▸ **Challenge**
Only the lines from the start of the data below through the line that contains "ring_years = [513, 510]" are to be copied, exactly and without pictures.

──────── Provided records ────────

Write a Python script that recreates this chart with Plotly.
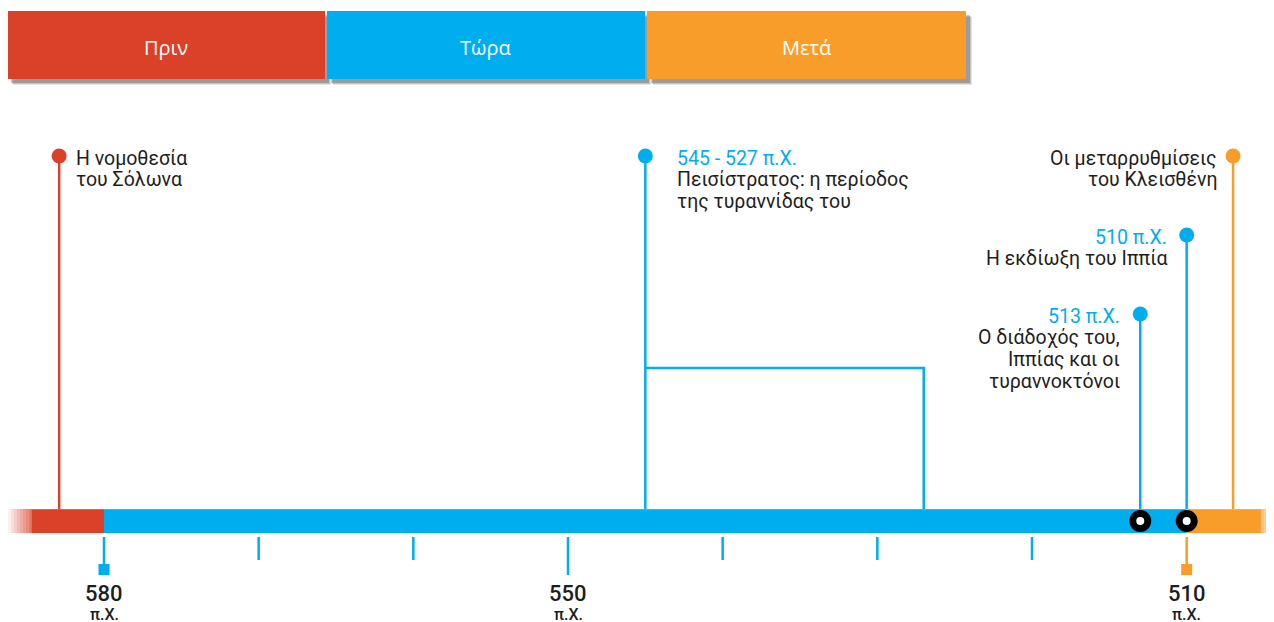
import plotly.graph_objects as go

# ---------------- data ----------------
period_names = ["Πριν", "Τώρα", "Μετά"]
period_colors = ["#DB4128", "#00AEEF", "#F99D2A"]

# timeline bar segments (years BC)
seg_start = [584.7, 580, 510]
seg_end = [580, 510, 505.2]

tick_years = [580, 570, 560, 550, 540, 530, 520, 510]
tick_labels = ["580", "", "", "550", "", "", "", "510"]
tick_suffix = "π.Χ."

event_years = [582.9, 545, 513, 510, 507]
event_end = [None, 527, None, None, None]
event_dates = ["", "545 - 527 π.Χ.", "513 π.Χ.", "510 π.Χ.", ""]
event_lines = [
    ["Η νομοθεσία", "του Σόλωνα"],
    ["Πεισίστρατος: η περίοδος", "της τυραννίδας του"],
    ["Ο διάδοχός του,", "Ιππίας και οι", "τυραννοκτόνοι"],
    ["Η εκδίωξη του Ιππία"],
    ["Οι μεταρρυθμίσεις", "του Κλεισθένη"],
]
event_period = [0, 1, 1, 1, 2]
ring_years = [513, 510]

# ---------------- styles / layout ----------------
W, H = 1274, 622
OFF = 8                      # page body margin
FW, FH = W - OFF, H          # figure size
PX_PER_YEAR = 464 / 30.0


def px_to_year(p):
    return 580 - (p - 104) / PX_PER_YEAR


def px_to_paper(p):
    return (p - OFF) / FW


BAR_TOP, BAR_BOT = 509, 533
event_top = [156, 156, 314, 235, 156]
event_side = ["left", "left", "right", "right", "right"]
event_shift = [16, 31, -19, -19, -15]
LINE_H = 21.7
bracket_y = 368
TEXT_DARK = "#1e1e1e"
FONT = "Roboto"

fig = go.Figure()
shapes = []
annotations = []

# top period boxes (paper space)
box_px = [(7, 325), (327, 645), (647, 966)]
for (a, b) in box_px:
    for off, c in [(6, "rgba(0,0,0,0.10)"), (5, "rgba(0,0,0,0.15)"), (4, "rgba(0,0,0,0.2)")]:
        shapes.append(dict(type="rect", xref="paper", yref="y", x0=px_to_paper(a + off), x1=px_to_paper(b + off),
                           y0=11 + off, y1=79 + off, fillcolor=c, line=dict(width=0), layer="below"))
for (a, b), name, col in zip(box_px, period_names, period_colors):
    shapes.append(dict(type="rect", xref="paper", yref="y", x0=px_to_paper(a), x1=px_to_paper(b), y0=11, y1=79,
                       fillcolor=col, line=dict(width=0), layer="below"))
    annotations.append(dict(xref="paper", yref="y", x=px_to_paper((a + b) / 2), y=47, text=name, showarrow=False,
                            font=dict(family="Open Sans", size=20, color="white"), xanchor="center",
                            yanchor="middle"))

# timeline bar segments
for s, e, col in zip(seg_start, seg_end, period_colors):
    shapes.append(dict(type="rect", xref="x", yref="y", x0=s, x1=e, y0=BAR_TOP, y1=BAR_BOT,
                       fillcolor=col, line=dict(width=0), layer="below"))
# faded ends
n = 8
left_w = 1.5
right_w = 0.9
for i in range(n):
    op = (i + 1) / (n + 1)
    shapes.append(dict(type="rect", xref="x", yref="y",
                       x0=seg_start[0] + left_w * (n - i) / n, x1=seg_start[0] + left_w * (n - i - 1) / n,
                       y0=BAR_TOP, y1=BAR_BOT, fillcolor=period_colors[0], opacity=op * 0.8,
                       line=dict(width=0), layer="below"))
    shapes.append(dict(type="rect", xref="x", yref="y",
                       x0=seg_end[2] - right_w * i / n, x1=seg_end[2] - right_w * (i + 1) / n,
                       y0=BAR_TOP, y1=BAR_BOT, fillcolor=period_colors[2], opacity=(1 - op) * 0.8,
                       line=dict(width=0), layer="below"))
shapes.append(dict(type="line", xref="x", yref="y", x0=seg_start[0], x1=seg_end[2], y0=BAR_TOP, y1=BAR_TOP,
                   line=dict(color="rgba(255,255,255,0.35)", width=1), layer="below"))

# ticks below the bar
for yr, lab in zip(tick_years, tick_labels):
    col = period_colors[2] if yr == 510 else period_colors[1]
    end = 575 if lab else 560
    if yr in (580, 510):
        end = 566
    shapes.append(dict(type="line", xref="x", yref="y", x0=yr, x1=yr, y0=537, y1=end,
                       line=dict(color=col, width=2.5)))
    if yr in (580, 510):
        shapes.append(dict(type="rect", xref="x", yref="y", x0=yr + 5.5 / PX_PER_YEAR, x1=yr - 5.5 / PX_PER_YEAR,
                           y0=564, y1=575, fillcolor=col, line=dict(width=0)))
    if lab:
        annotations.append(dict(xref="x", yref="y", x=yr, y=593, text=lab, showarrow=False,
                                font=dict(family=FONT, size=22, color=TEXT_DARK, weight=500),
                                xanchor="center", yanchor="middle"))
        annotations.append(dict(xref="x", yref="y", x=yr, y=614, text=tick_suffix, showarrow=False,
                                font=dict(family=FONT, size=16, color=TEXT_DARK, weight=500),
                                xanchor="center", yanchor="middle"))

# event stems
for yr, top, pi in zip(event_years, event_top, event_period):
    col = period_colors[pi]
    fig.add_trace(go.Scatter(x=[yr, yr], y=[top, BAR_TOP], mode="lines",
                             line=dict(color=col, width=2.5), hoverinfo="skip", showlegend=False))
    fig.add_trace(go.Scatter(x=[yr], y=[top], mode="markers",
                             marker=dict(color=col, size=15, line=dict(width=0)),
                             hoverinfo="skip", showlegend=False))

# bracket for period 545-527
for yr, ye, pi in zip(event_years, event_end, event_period):
    if ye is None:
        continue
    col = period_colors[pi]
    fig.add_trace(go.Scatter(x=[yr, ye, ye], y=[bracket_y, bracket_y, BAR_TOP], mode="lines",
                             line=dict(color=col, width=2.5), hoverinfo="skip", showlegend=False))

# rings on the bar
fig.add_trace(go.Scatter(x=ring_years, y=[(BAR_TOP + BAR_BOT) / 2] * len(ring_years), mode="markers",
                         marker=dict(color="white", size=15, line=dict(color="black", width=7)),
                         hoverinfo="skip", showlegend=False))

# event texts (one annotation per line)
for yr, top, side, sh, d, lines in zip(event_years, event_top, event_side, event_shift, event_dates, event_lines):
    rows = ([(d, period_colors[1])] if d else []) + [(t, TEXT_DARK) for t in lines]
    for i, (t, c) in enumerate(rows):
        annotations.append(dict(xref="x", yref="y", x=yr, y=top + 2 + i * LINE_H, text=t, showarrow=False,
                                xanchor=side, yanchor="middle", align=side, xshift=sh, borderpad=0,
                                font=dict(family=FONT, size=19.5, color=c)))

fig.update_layout(
    width=FW, height=FH, margin=dict(l=0, r=0, t=0, b=0),
    paper_bgcolor="white", plot_bgcolor="white",
    xaxis=dict(range=[px_to_year(OFF), px_to_year(W)], visible=False, fixedrange=True),
    yaxis=dict(range=[OFF + FH, OFF], visible=False, fixedrange=True),
    shapes=shapes, annotations=annotations, showlegend=False,
)

fig.write_html("out.html")
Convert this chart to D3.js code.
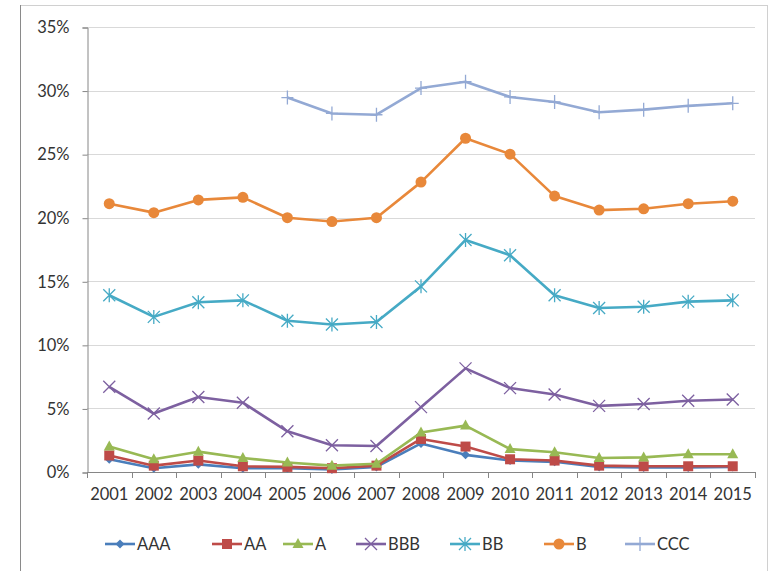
<!DOCTYPE html>
<html><head><meta charset="utf-8">
<script src="https://cdn.jsdelivr.net/npm/d3@7"></script>
<style>
html,body{margin:0;padding:0;background:#fff;}
svg text{font-family:Lato,"Liberation Sans",sans-serif;fill:#333;}
</style></head>
<body><svg id="c" width="777" height="571"></svg>
<script>
const years = ["2001","2002","2003","2004","2005","2006","2007","2008","2009","2010","2011","2012","2013","2014","2015"];
const yTicks = [0,5,10,15,20,25,30,35];
const seriesNames = ["AAA","AA","A","BBB","BB","B","CCC"];
const AAA = [1.0,0.3,0.6,0.3,0.3,0.2,0.4,2.25,1.35,0.9,0.8,0.4,0.35,0.35,0.4];
const AA  = [1.3,0.5,0.9,0.45,0.4,0.3,0.5,2.6,2.0,1.0,0.9,0.5,0.45,0.45,0.45];
const A   = [2.0,1.0,1.6,1.1,0.75,0.5,0.65,3.1,3.65,1.8,1.55,1.1,1.15,1.4,1.4];
const BBB = [6.7,4.6,5.9,5.45,3.2,2.1,2.05,5.1,8.15,6.6,6.1,5.2,5.35,5.6,5.7];
const BB  = [13.9,12.2,13.35,13.5,11.9,11.6,11.8,14.6,18.25,17.05,13.9,12.9,13.0,13.4,13.5];
const B   = [21.1,20.4,21.4,21.6,20.0,19.7,20.0,22.8,26.25,25.0,21.7,20.6,20.7,21.1,21.3];
const CCC = [null,null,null,null,29.45,28.2,28.1,30.2,30.7,29.5,29.1,28.3,28.5,28.8,29.0];
const seriesData = [AAA,AA,A,BBB,BB,B,CCC];
const colors = ["#4a7ebb","#be4b48","#98b954","#7d60a0","#46aac5","#e8883a","#93a9d4"];
const markers = ["diamond","square","triangle","x","asterisk","circle","plus"];

const svg = d3.select("#c");
svg.append("rect").attr("x",20.5).attr("y",5.5).attr("width",747).attr("height",570)
  .attr("fill","#fff").attr("stroke","#d0d0d0");
svg.append("line").attr("x1",20.5).attr("x2",20.5).attr("y1",5).attr("y2",571).attr("stroke","#8a8a8a");

const L=87, R=755, T=27, Bm=472;
const x = d3.scaleBand().domain(years).range([L,R]);
const y = d3.scaleLinear().domain([0,35]).range([Bm,T]);

svg.append("g").selectAll("line").data(yTicks.slice(1)).join("line")
  .attr("x1",L).attr("x2",R).attr("y1",d=>Math.round(y(d))+0.5).attr("y2",d=>Math.round(y(d))+0.5)
  .attr("stroke","#d9d9d9").attr("stroke-width",1);

const yAxis = svg.append("g").attr("transform",`translate(${L+0.5},0.5)`)
  .call(d3.axisLeft(y).tickValues(yTicks).tickFormat(d=>d+"%").tickSize(5).tickPadding(13));
yAxis.select(".domain").attr("stroke","#868686");
yAxis.selectAll(".tick line").attr("stroke","#868686");
yAxis.selectAll("text").style("font-size","16.5px").attr("fill","#333");

const xAxis = svg.append("g").attr("transform",`translate(0,${Math.round(y(0))+0.5})`)
  .call(d3.axisBottom(x).tickSize(0).tickPadding(16));
xAxis.select(".domain").attr("stroke","#868686").attr("d",`M${L},0H${R}`);
xAxis.selectAll("text").style("font-size","16.5px").attr("fill","#333");
svg.append("g").selectAll("line").data(d3.range(years.length+1)).join("line")
  .attr("x1",i=>Math.round(L+i*x.step())+0.5).attr("x2",i=>Math.round(L+i*x.step())+0.5)
  .attr("y1",Math.round(y(0))).attr("y2",Math.round(y(0))+6).attr("stroke","#868686");

function drawMarker(g, type, cx, cy, color){
  if(type==="diamond"){
    g.append("path").attr("d",`M${cx},${cy-4.5}L${cx+4.5},${cy}L${cx},${cy+4.5}L${cx-4.5},${cy}Z`).attr("fill",color);
  } else if(type==="square"){
    g.append("rect").attr("x",cx-5).attr("y",cy-5).attr("width",10).attr("height",10).attr("fill",color);
  } else if(type==="triangle"){
    g.append("path").attr("d",`M${cx},${cy-6}L${cx+5.5},${cy+4}L${cx-5.5},${cy+4}Z`).attr("fill",color);
  } else if(type==="x"){
    g.append("path").attr("d",`M${cx-6},${cy-6}L${cx+6},${cy+6}M${cx-6},${cy+6}L${cx+6},${cy-6}`).attr("stroke",color).attr("stroke-width",1.3).attr("fill","none");
  } else if(type==="asterisk"){
    g.append("path").attr("d",`M${cx-6},${cy-6}L${cx+6},${cy+6}M${cx-6},${cy+6}L${cx+6},${cy-6}M${cx},${cy-7}L${cx},${cy+7}`).attr("stroke",color).attr("stroke-width",1.3).attr("fill","none");
  } else if(type==="circle"){
    g.append("circle").attr("cx",cx).attr("cy",cy).attr("r",5.5).attr("fill",color);
  } else if(type==="plus"){
    g.append("path").attr("d",`M${cx},${cy-7}L${cx},${cy+7}M${cx-6},${cy}L${cx+6},${cy}`).attr("stroke",color).attr("stroke-width",1.3).attr("fill","none");
  }
}

const line = d3.line().defined(d=>d.v!=null).x(d=>x(d.yr)+x.bandwidth()/2).y(d=>y(d.v));
seriesData.forEach((arr,si)=>{
  const pts = arr.map((v,i)=>({yr:years[i],v}));
  const g = svg.append("g");
  g.append("path").datum(pts).attr("d",line).attr("fill","none")
    .attr("stroke",colors[si]).attr("stroke-width",2.6).attr("stroke-linejoin","round");
  pts.filter(d=>d.v!=null).forEach(d=>drawMarker(g,markers[si],x(d.yr)+x.bandwidth()/2,y(d.v),colors[si]));
});

const legX = [105,212,283,356,450,544,625];
const lg = svg.append("g");
seriesNames.forEach((n,i)=>{
  const lx = legX[i], ly = 544;
  lg.append("line").attr("x1",lx).attr("x2",lx+30).attr("y1",ly).attr("y2",ly).attr("stroke",colors[i]).attr("stroke-width",2.6);
  drawMarker(lg,markers[i],lx+15,ly,colors[i]);
  lg.append("text").attr("x",lx+32).attr("y",ly).attr("dy","0.35em").style("font-size","16.5px").text(n);
});
</script></body></html>
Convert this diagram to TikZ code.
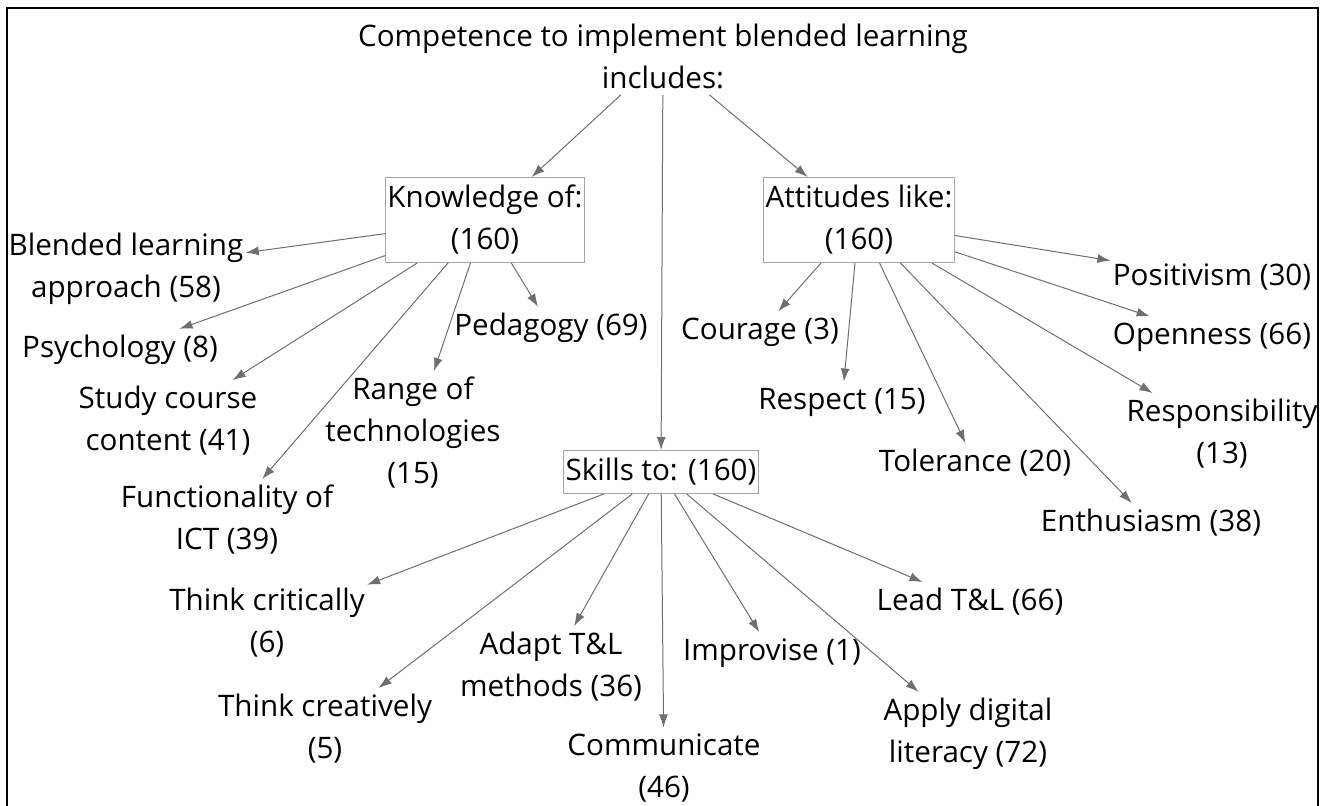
\documentclass[tikz,border=0pt]{standalone}
\usepackage{fontspec}
\setmainfont{Open Sans}
\usetikzlibrary{arrows.meta}
\definecolor{linkgray}{HTML}{6F6F6F}
\definecolor{boxgray}{HTML}{A6A6A6}

\begin{document}
\begin{tikzpicture}[
    x=0.5pt, y=-0.5pt,
    font=\fontsize{14.8}{21}\selectfont,
    field/.style={draw=boxgray, line width=0.5pt, align=center, inner xsep=1pt, inner ysep=0pt, minimum height=42.5pt},
    leaf/.style={align=center, inner xsep=1pt, inner ysep=3pt},
    link/.style={draw=linkgray, line width=0.5pt, -{Latex[length=6.5pt,width=4.5pt]}}
]
\useasboundingbox (0,0) rectangle (1322,805);
\draw[line width=1.1pt] (7,8) rectangle (1318,840);

\node[leaf] (top) at (663,56) {Competence to implement blended learning\\includes:};

\node[field] (know) at (485,220) {Knowledge of:\\(160)};
\node[field] (att) at (859,220) {Attitudes like:\\(160)};
\node[field, minimum height=21.5pt] (skills) at (661,472) {Skills to: (160)};

\node[leaf] (blended) at (126,269) {Blended learning\\approach (58)};
\node[leaf] (psych) at (120,350) {Psychology (8)};
\node[leaf] (study) at (168,421) {Study course\\content (41)};
\node[leaf] (func) at (227,520) {Functionality of\\ICT (39)};
\node[leaf] (range) at (413,433) {Range of\\technologies\\(15)};
\node[leaf] (peda) at (551,328) {Pedagogy (69)};

\node[leaf] (courage) at (760,332) {Courage (3)};
\node[leaf] (respect) at (842,402) {Respect (15)};
\node[leaf] (toler) at (975,463) {Tolerance (20)};
\node[leaf] (enthus) at (1151,523) {Enthusiasm (38)};
\node[leaf] (respons) at (1222,434) {Responsibility\\(13)};
\node[leaf] (open) at (1212,337) {Openness (66)};
\node[leaf] (posit) at (1212,277) {Positivism (30)};

\node[leaf] (critical) at (267,623) {Think critically\\(6)};
\node[leaf] (creative) at (325,729) {Think creatively\\(5)};
\node[leaf] (adapt) at (551,667) {Adapt T\&L\\methods (36)};
\node[leaf] (commun) at (664,768) {Communicate\\(46)};
\node[leaf] (improv) at (772,653) {Improvise (1)};
\node[leaf] (apply) at (968,734) {Apply digital\\literacy (72)};
\node[leaf] (lead) at (970,602) {Lead T\&L (66)};

\draw[link] (top) -- (know);
\draw[link] (top) -- (att);
\draw[link] (top) -- (skills);

\foreach \n in {blended,psych,study,func,range,peda}
  \draw[link] (know) -- (\n);
\foreach \n in {courage,respect,toler,enthus,respons,open,posit}
  \draw[link] (att) -- (\n);
\foreach \n in {critical,creative,adapt,commun,improv,apply,lead}
  \draw[link] (skills) -- (\n);
\end{tikzpicture}
\end{document}
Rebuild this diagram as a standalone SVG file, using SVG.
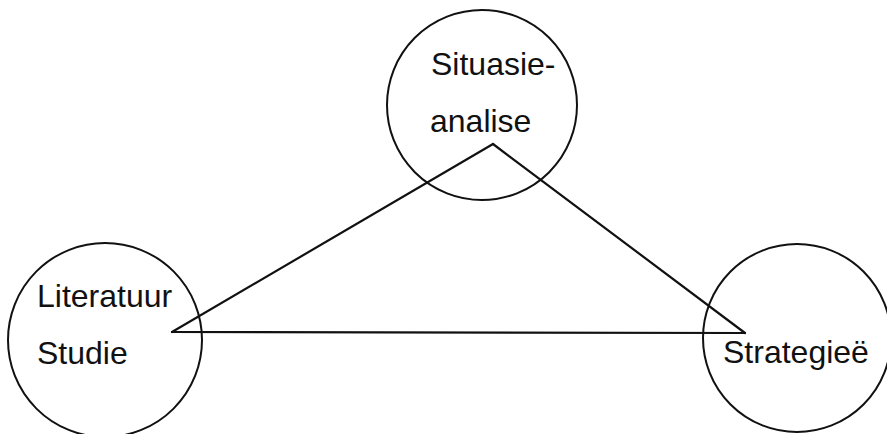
<svg xmlns="http://www.w3.org/2000/svg" width="887" height="434" viewBox="0 0 887 434">
<style>
.node circle{fill:none;stroke:#111;stroke-width:2}
.lbl{font-family:"Liberation Sans",Arial,sans-serif;font-size:32px;fill:#111}
.edge{stroke:#111;stroke-width:2.2;fill:none;stroke-linecap:round}
</style>
<rect width="887" height="434" fill="#fff"/>
<g id="connectors">
<line class="edge" x1="493" y1="144" x2="172" y2="332"/>
<line class="edge" x1="493" y1="144" x2="745" y2="333"/>
<line class="edge" x1="172" y1="332" x2="745" y2="333"/>
</g>
<g id="situasie" class="node">
<circle cx="482" cy="105" r="95"/>
<text class="lbl" x="431" y="75">Situasie-</text>
<text class="lbl" x="430" y="132">analise</text>
</g>
<g id="literatuur" class="node">
<circle cx="105" cy="340" r="97"/>
<text class="lbl" x="37" y="307">Literatuur</text>
<text class="lbl" x="37" y="364">Studie</text>
</g>
<g id="strategiee" class="node">
<circle cx="797" cy="338" r="94"/>
<text class="lbl" x="723" y="363">Strategieë</text>
</g>
</svg>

────────

▸ **Worked solution**
Write a Python script that recreates this chart with Plotly.
import plotly.graph_objects as go

# ---------------- data ----------------
period_names = ["Πριν", "Τώρα", "Μετά"]
period_colors = ["#DB4128", "#00AEEF", "#F99D2A"]

# timeline bar segments (years BC)
seg_start = [584.7, 580, 510]
seg_end = [580, 510, 505.2]

tick_years = [580, 570, 560, 550, 540, 530, 520, 510]
tick_labels = ["580", "", "", "550", "", "", "", "510"]
tick_suffix = "π.Χ."

event_years = [582.9, 545, 513, 510, 507]
event_end = [None, 527, None, None, None]
event_dates = ["", "545 - 527 π.Χ.", "513 π.Χ.", "510 π.Χ.", ""]
event_lines = [
    ["Η νομοθεσία", "του Σόλωνα"],
    ["Πεισίστρατος: η περίοδος", "της τυραννίδας του"],
    ["Ο διάδοχός του,", "Ιππίας και οι", "τυραννοκτόνοι"],
    ["Η εκδίωξη του Ιππία"],
    ["Οι μεταρρυθμίσεις", "του Κλεισθένη"],
]
event_period = [0, 1, 1, 1, 2]
ring_years = [513, 510]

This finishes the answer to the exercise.